The Executive Committee shall consist of the Officers of the Association. The Executive Committee shall have and exercise the authority of the Board of Directors in the management of the Association. The Committee shall report to and advise the Board.

Section 2. Membership Committee

The Membership Committee is responsible for managing the membership database

Section 3. Fund Development Committee

The Fund Development Committee is responsible for fundraising.

Section 4. Scholarship Committee

The Scholarship Committee is responsible for managing the scholarship program.

Section 5. Communications Committee

The Communications Committee is responsible for creating and posting news and information for members and the Fairfield school community.
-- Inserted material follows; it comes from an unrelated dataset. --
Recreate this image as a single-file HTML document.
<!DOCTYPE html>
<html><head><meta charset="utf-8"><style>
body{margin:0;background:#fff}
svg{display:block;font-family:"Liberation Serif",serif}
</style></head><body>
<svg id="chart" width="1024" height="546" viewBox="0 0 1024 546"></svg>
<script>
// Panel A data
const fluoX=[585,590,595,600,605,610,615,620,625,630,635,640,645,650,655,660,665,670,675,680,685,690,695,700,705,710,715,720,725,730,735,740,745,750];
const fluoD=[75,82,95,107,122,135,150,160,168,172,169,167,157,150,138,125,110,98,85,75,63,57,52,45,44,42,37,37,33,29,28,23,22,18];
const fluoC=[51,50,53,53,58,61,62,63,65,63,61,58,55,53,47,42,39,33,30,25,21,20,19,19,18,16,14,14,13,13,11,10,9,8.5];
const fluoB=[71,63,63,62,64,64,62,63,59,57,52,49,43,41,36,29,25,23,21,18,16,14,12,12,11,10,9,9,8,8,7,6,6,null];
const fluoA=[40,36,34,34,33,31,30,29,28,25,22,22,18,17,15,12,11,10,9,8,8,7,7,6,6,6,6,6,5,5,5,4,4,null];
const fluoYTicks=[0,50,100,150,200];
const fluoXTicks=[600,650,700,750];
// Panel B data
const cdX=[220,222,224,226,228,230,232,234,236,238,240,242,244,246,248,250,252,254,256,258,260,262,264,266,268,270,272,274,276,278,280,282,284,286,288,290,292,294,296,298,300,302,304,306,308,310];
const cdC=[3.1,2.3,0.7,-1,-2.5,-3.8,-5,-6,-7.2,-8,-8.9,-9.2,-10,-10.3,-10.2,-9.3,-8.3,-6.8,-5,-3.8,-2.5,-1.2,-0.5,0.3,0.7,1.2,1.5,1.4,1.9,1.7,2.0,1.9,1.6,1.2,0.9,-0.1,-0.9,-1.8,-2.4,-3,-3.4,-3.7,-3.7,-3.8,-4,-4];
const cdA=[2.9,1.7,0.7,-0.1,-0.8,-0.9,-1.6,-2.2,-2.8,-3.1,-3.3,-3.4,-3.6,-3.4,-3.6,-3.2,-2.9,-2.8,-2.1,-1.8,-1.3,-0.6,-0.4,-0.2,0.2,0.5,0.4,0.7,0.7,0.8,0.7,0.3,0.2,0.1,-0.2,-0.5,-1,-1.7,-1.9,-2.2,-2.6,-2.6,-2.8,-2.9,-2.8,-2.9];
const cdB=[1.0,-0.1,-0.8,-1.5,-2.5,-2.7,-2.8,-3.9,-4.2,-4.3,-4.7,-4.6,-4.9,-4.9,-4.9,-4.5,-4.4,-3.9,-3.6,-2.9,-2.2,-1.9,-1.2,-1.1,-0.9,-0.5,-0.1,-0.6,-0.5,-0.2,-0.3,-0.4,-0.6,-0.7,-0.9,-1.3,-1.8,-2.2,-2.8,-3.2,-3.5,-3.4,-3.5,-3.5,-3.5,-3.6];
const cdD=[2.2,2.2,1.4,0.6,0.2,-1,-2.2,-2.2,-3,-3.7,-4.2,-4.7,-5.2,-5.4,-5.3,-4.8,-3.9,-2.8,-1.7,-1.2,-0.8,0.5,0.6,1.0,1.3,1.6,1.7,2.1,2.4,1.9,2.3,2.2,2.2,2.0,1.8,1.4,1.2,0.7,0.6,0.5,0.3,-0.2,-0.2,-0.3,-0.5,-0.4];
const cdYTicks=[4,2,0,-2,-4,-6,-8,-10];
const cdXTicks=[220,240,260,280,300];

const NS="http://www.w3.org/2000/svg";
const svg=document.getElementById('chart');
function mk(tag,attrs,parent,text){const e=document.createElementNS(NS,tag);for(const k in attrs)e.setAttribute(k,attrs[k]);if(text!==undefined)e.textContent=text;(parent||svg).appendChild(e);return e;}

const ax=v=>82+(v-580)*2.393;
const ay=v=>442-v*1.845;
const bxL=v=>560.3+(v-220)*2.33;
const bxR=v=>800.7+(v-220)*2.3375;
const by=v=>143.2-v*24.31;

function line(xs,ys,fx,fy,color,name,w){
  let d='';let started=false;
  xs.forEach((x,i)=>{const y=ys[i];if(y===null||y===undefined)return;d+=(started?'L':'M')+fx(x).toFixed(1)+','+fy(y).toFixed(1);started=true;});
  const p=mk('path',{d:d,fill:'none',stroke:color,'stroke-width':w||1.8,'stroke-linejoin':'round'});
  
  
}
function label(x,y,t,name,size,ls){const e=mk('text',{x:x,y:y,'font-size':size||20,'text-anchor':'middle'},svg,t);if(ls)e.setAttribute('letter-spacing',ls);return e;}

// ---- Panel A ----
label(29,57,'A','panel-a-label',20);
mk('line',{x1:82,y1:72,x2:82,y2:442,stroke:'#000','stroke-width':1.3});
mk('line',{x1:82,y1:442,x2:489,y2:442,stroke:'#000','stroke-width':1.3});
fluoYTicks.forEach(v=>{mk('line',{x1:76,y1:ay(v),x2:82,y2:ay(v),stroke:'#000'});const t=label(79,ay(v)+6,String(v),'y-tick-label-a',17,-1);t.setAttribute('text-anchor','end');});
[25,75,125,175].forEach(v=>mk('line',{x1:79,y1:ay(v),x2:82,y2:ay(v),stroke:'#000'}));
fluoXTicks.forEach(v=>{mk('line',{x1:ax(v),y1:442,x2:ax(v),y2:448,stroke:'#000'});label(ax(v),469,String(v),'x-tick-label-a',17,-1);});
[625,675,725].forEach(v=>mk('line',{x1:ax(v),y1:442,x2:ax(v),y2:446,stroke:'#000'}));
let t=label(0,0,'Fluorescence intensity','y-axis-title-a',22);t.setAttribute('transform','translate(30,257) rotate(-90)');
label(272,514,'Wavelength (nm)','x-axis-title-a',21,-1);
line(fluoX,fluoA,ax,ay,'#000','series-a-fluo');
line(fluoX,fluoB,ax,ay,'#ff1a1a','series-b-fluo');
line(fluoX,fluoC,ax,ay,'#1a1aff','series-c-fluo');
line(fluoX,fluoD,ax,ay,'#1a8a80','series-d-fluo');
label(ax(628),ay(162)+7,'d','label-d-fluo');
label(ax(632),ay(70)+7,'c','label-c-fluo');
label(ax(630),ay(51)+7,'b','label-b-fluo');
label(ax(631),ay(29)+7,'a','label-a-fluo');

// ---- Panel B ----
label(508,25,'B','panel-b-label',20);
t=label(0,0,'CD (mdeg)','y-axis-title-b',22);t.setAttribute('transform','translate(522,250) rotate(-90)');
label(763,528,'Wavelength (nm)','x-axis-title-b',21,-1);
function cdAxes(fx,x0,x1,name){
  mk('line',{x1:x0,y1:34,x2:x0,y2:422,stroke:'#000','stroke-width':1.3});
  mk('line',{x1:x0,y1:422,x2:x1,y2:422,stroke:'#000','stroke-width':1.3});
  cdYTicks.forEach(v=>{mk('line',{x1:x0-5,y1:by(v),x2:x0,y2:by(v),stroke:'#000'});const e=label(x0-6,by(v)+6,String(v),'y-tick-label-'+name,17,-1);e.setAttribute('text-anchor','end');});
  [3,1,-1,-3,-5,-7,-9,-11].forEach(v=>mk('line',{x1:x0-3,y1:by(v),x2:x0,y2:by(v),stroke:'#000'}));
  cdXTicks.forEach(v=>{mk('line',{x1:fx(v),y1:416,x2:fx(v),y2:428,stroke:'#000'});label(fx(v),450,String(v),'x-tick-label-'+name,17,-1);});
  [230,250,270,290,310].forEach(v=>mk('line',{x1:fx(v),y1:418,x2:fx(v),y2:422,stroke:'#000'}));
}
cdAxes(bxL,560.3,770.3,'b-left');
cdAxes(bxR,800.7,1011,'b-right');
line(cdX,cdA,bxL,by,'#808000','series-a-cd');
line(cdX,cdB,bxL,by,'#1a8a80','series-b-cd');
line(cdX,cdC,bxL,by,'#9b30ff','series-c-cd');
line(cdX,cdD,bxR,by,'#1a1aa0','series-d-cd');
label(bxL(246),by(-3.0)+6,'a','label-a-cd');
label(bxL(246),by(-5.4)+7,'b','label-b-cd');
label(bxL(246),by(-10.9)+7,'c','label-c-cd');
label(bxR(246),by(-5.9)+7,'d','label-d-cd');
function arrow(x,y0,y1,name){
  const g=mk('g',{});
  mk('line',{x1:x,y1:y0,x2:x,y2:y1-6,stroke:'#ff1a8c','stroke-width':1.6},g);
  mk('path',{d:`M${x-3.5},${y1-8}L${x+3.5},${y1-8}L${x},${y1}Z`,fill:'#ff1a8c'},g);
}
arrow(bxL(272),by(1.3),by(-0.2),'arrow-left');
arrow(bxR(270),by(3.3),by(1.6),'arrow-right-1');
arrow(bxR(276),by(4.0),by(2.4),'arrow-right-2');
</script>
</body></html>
Section 6. Committee Chair

Committee Chairs are members of the Board of Directors, appointed by the President of the Association. Committee Chairs are responsible for scheduling Committee meetings; setting the Committee Meeting Agenda; participating in the Committee discussion and reporting to the Board the recommendations of the Committee.

Section 7. Committee Members

Committee members must be members of the Association.

Article VII
Contracts, Checks, Deposits and Investments, Gifts
Section 1. Contracts

The Board of Directors may authorize any Officer or Officers, to enter into any contract or execute and deliver any instrument in the name of and on behalf of the Association, and such authority may be general or confined to specific instances.

Section 2. Checks and Drafts

All checks, drafts or orders for the payment of money, notes or other evidences of indebtedness issued in the name of the Association shall be signed by such Officer or Officers of the Association and in such manner shall be determined by resolution of the Board of Directors. In the absence of such determination by the Board of Directors, such instruments shall be signed by the Treasurer or by the President.

Section 3. Deposits and Investments

All funds of the Association shall be deposited to the credit of the Association in such banks, trust companies or other depositories as the Board of Directors may select.

Section 4. Gifts

The Board of Directors may accept, on behalf of the Association, any contribution, gift, bequest or devise for the general purposes or for any special purpose of the Association.

Article VIII
Books and Records

The Association shall keep correct and complete books and records of account and shall also keep minutes of the proceedings of its members, Board of Directors and committees having any of the authority of the Board of Directors, and shall keep at a designated location a record giving the names and addresses of the members entitled to vote. Any member of the Association may inspect the books and records of the Association for any purpose at a reasonable time.

Article IX
Fiscal Year

The fiscal year of the Association shall begin on the first day of May and end on the last day of April in each year.

Article X
Amendments to Bylaws

These Bylaws may be altered, amended or repealed, and any bylaws may be adopted by a vote of two-thirds of the Directors present at any regular or special meeting of the Board of Directors at which a quorum is present, provided that at least ten (10) days’ written notice shall have been given to each Director of an intention to alter, amend, repeal or adopt any bylaws at such meeting.

Article XI
Dissolution

The Board of Directors may dissolve the Association by resolution adopted by at least 75 percent of the Directors in office after at least thirty (30) days’ written notice of any Director’s intention to introduce such a resolution. Such dissolution shall in no way personally benefit any member, Director or Officer of the Association; and upon such dissolution, none of the assets of the Association shall be distributed to any member, Director or Officer of the Association. Upon such dissolution, the assets of the Association shall be distributed by the Board of Directors to be used for the benefit of Fairfield High School or its students.